For automated sequencing, ~3-µg aliquots of each DNA population were used. DNA fragmentation and adapter ligation were performed as described in (13), and fragments were sequenced at the Centre “Bioengineering” RAS using a 454 GS FLX Standard series automated sequencer (Roche, Basel, Switzerland). Sequences were analyzed using Repeat-Masker software (www.repeatmasker.org/cgi-bin/WEBRepeatMasker).

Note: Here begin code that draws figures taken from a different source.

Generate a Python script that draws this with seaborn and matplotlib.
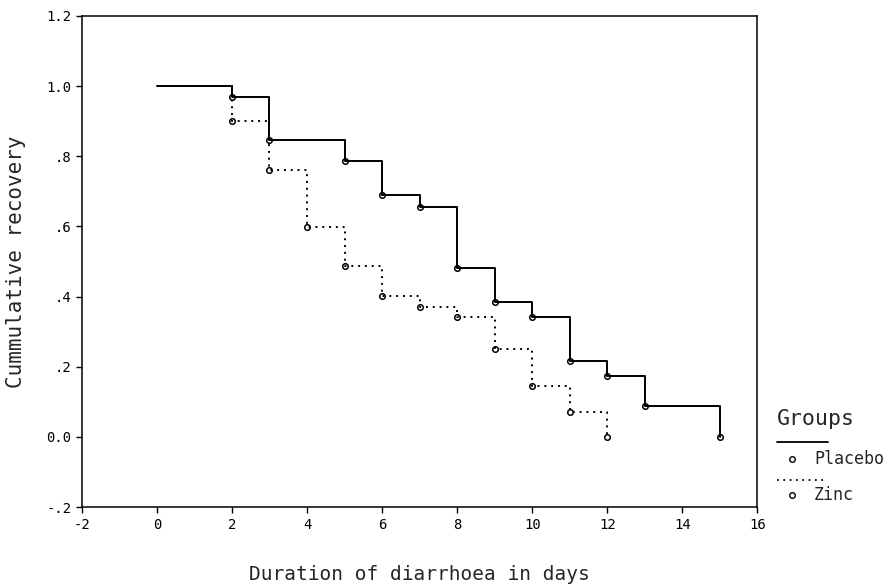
import numpy as np
import pandas as pd
import matplotlib
matplotlib.use("Agg")
import matplotlib.pyplot as plt
from matplotlib.lines import Line2D
import seaborn as sns

# Kaplan-Meier style values
days_placebo = [0, 2, 3, 5, 6, 7, 8, 9, 10, 11, 12, 13, 15]
recov_placebo = [1.0, 0.97, 0.846, 0.786, 0.69, 0.655, 0.482, 0.386, 0.343, 0.216, 0.173, 0.088, 0.0]
days_zinc = [0, 2, 3, 4, 5, 6, 7, 8, 9, 10, 11, 12]
recov_zinc = [1.0, 0.90, 0.76, 0.597, 0.486, 0.403, 0.371, 0.343, 0.251, 0.146, 0.071, 0.0]

x_ticks = [-2, 0, 2, 4, 6, 8, 10, 12, 14, 16]
y_ticks = [-0.2, 0.0, 0.2, 0.4, 0.6, 0.8, 1.0, 1.2]
y_tick_labels = ["-.2", "0.0", ".2", ".4", ".6", ".8", "1.0", "1.2"]

df_p = pd.DataFrame({"day": days_placebo, "rec": recov_placebo})
df_z = pd.DataFrame({"day": days_zinc, "rec": recov_zinc})

sns.set_style("ticks")
plt.rcParams["font.family"] = ["DejaVu Sans Mono", "DejaVu Sans"]

fig = plt.figure(figsize=(8.89, 5.87), dpi=100)
ax = fig.add_axes([0.092, 0.136, 0.760, 0.837])

mk = dict(marker="o", markersize=4, fillstyle="none", markeredgewidth=1.1,
          markeredgecolor="black", markevery=slice(1, None))
sns.lineplot(data=df_p, x="day", y="rec", ax=ax, color="black", lw=1.4,
             drawstyle="steps-post", **mk)
sns.lineplot(data=df_z, x="day", y="rec", ax=ax, color="black", lw=1.4,
             linestyle=(0, (1, 2.5)), drawstyle="steps-post", **mk)

ax.set_xlim(-2, 16)
ax.set_ylim(-0.2, 1.2)
ax.set_xticks(x_ticks)
ax.set_xticklabels([str(t) for t in x_ticks], fontsize=10)
ax.set_yticks(y_ticks)
ax.set_yticklabels(y_tick_labels, fontsize=10)
ax.tick_params(direction="out", length=4, width=1, colors="black")
for s in ax.spines.values():
    s.set_visible(True)
    s.set_color("black")
    s.set_linewidth(1.1)

ax.set_xlabel("Duration of diarrhoea in days", fontsize=14, labelpad=24)
ax.set_ylabel("Cummulative recovery", fontsize=15)
ax.yaxis.set_label_coords(-0.083, 0.5)

# legend drawn at the right, outside the axes
fig.text(777 / 889, 1 - 425 / 587, "Groups", fontsize=15.5, ha="left", va="baseline")
fig.add_artist(Line2D([777 / 889, 828 / 889], [1 - 442 / 587] * 2, color="black", lw=1.3))
fig.add_artist(Line2D([792 / 889], [1 - 459 / 587], marker="o", markersize=4,
                      fillstyle="none", color="black", lw=0))
fig.text(814 / 889, 1 - 459 / 587, "Placebo", fontsize=12, ha="left", va="center")
fig.add_artist(Line2D([777 / 889, 823 / 889], [1 - 480 / 587] * 2, color="black",
                      lw=1.3, linestyle=(0, (1, 2.5))))
fig.add_artist(Line2D([792 / 889], [1 - 495 / 587], marker="o", markersize=4,
                      fillstyle="none", color="black", lw=0))
fig.text(814 / 889, 1 - 495 / 587, "Zinc", fontsize=12, ha="left", va="center")

fig.savefig("out.png", dpi=100)
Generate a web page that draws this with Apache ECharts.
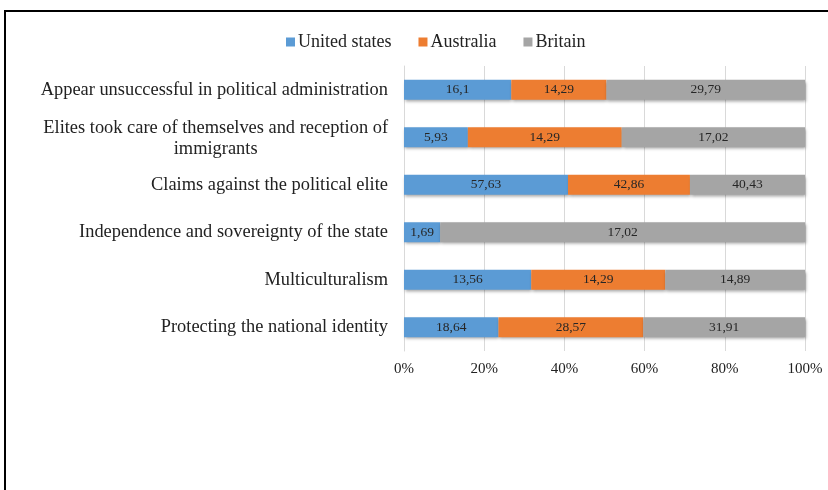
<!DOCTYPE html>
<html>
<head>
<meta charset="utf-8">
<script src="https://cdn.jsdelivr.net/npm/echarts@6/dist/echarts.min.js"></script>
<style>
  html, body { margin: 0; padding: 0; background: #fff; }
  #wrap { position: relative; width: 828px; height: 490px; overflow: hidden; }
  #frame { position: absolute; left: 4px; top: 10px; width: 900px; height: 600px;
           border-left: 2px solid #000; border-top: 2px solid #000; box-sizing: border-box; }
  #chart { position: absolute; left: 0; top: 0; width: 828px; height: 490px; }
</style>
</head>
<body>
<div id="wrap">
  <div id="frame"></div>
  <div id="chart"></div>
</div>
<script>
// Reasons for populist support, by country (shares shown as 100% stacked bars)
const categories = [
  'Appear unsuccessful in political administration',
  'Elites took care of themselves and reception of immigrants',
  'Claims against the political elite',
  'Independence and sovereignty of the state',
  'Multiculturalism',
  'Protecting the national identity'
];
const unitedStates = [16.1, 5.93, 57.63, 1.69, 13.56, 18.64];
const australia    = [14.29, 14.29, 42.86, null, 14.29, 28.57];
const britain      = [29.79, 17.02, 40.43, 17.02, 14.89, 31.91];
const xTicks = [0, 20, 40, 60, 80, 100];

const seriesDefs = [
  { name: 'United states', values: unitedStates, color: '#5B9BD5' },
  { name: 'Australia',     values: australia,    color: '#ED7D31' },
  { name: 'Britain',       values: britain,      color: '#A5A5A5' }
];

// Row totals used to turn each raw value into its share of the bar
const totals = categories.map((_, i) =>
  seriesDefs.reduce((s, d) => s + (d.values[i] || 0), 0));

const serif = '"Liberation Serif", "DejaVu Serif", serif';
const catFont = 18.4;

const chart = echarts.init(document.getElementById('chart'), null, { renderer: 'canvas' });

chart.setOption({
  backgroundColor: 'transparent',
  animation: false,
  legend: {
    top: 28,
    left: 281,
    itemWidth: 9,
    itemHeight: 9,
    itemGap: 27,
    icon: 'rect',
    textStyle: { fontFamily: serif, fontSize: 18, color: '#222', padding: [0, 0, 0, -2] },
    data: seriesDefs.map(d => d.name)
  },
  grid: { left: 404, right: 23, top: 66, bottom: 139, containLabel: false },
  xAxis: {
    type: 'value',
    min: xTicks[0],
    max: xTicks[xTicks.length - 1],
    interval: xTicks[1] - xTicks[0],
    axisLine: { show: false },
    axisTick: { show: false },
    splitLine: { show: true, lineStyle: { color: '#d9d9d9', width: 1 } },
    axisLabel: {
      margin: 11,
      formatter: '{value}%',
      fontFamily: serif, fontSize: 15, color: '#222'
    }
  },
  yAxis: {
    type: 'category',
    inverse: true,
    data: categories,
    axisLine: { show: true, lineStyle: { color: '#d9d9d9' } },
    axisTick: { show: false },
    axisLabel: {
      margin: 16,
      fontFamily: serif, fontSize: catFont, color: '#222',
      formatter: function (v) {
        const cut = 'of themselves and reception of';
        const idx = v.indexOf(cut);
        if (idx >= 0) {
          const first = v.slice(0, idx + cut.length);
          const second = v.slice(idx + cut.length).trim();
          return '{c|' + first + '}\n{c|' + second + '}';
        }
        return v;
      },
      rich: {
        c: { align: 'center', fontFamily: serif, fontSize: catFont, color: '#222', lineHeight: 21, padding: [2, 0, 0, 0] }
      }
    }
  },
  series: seriesDefs.map(d => ({
    name: d.name,
    type: 'bar',
    stack: 'total',
    barWidth: 20,
    itemStyle: {
      color: d.color,
      shadowColor: 'rgba(0,0,0,0.35)',
      shadowBlur: 3,
      shadowOffsetX: 1,
      shadowOffsetY: 2
    },
    label: {
      show: true,
      position: 'inside',
      fontFamily: serif,
      fontSize: 13.5,
      color: '#262626',
      formatter: p => {
        const raw = d.values[p.dataIndex];
        return raw == null ? '' : String(raw).replace('.', ',');
      }
    },
    data: d.values.map((v, i) => v == null ? null : v / totals[i] * 100)
  }))
});
</script>
</body>
</html>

PCR with gene-specific primers
Non-normalized and normalized DNA were diluted in PCR mixture to a final concentration of 15–20 pg/µL and amplified using gene-specific primer pairs (Supplementary Table S2) and an Encyclo PCR kit, according to the manufacturer's instructions. Depending on the gene being amplified, 28–34 PCR cycles were performed on an MJ Research PTC-200 DNA Thermal Cycler; each cycle consisted of 95°C for 7 s, 63°C for 20 s, and 72°C for 20 s.
Results and discussion
The normalization procedure is illustrated in Figure 1. Following DNA denaturation and re-association, the double-stranded fraction of repetitive sequences is degraded using DSN, and the ssDNA fraction enriched for low-copy sequences is amplified by PCR. Because DSN normalization includes a PCR step to amplify the ssDNA fraction, a specific sequence is introduced into the ends of sheared DNA by ligation of double-stranded adapters.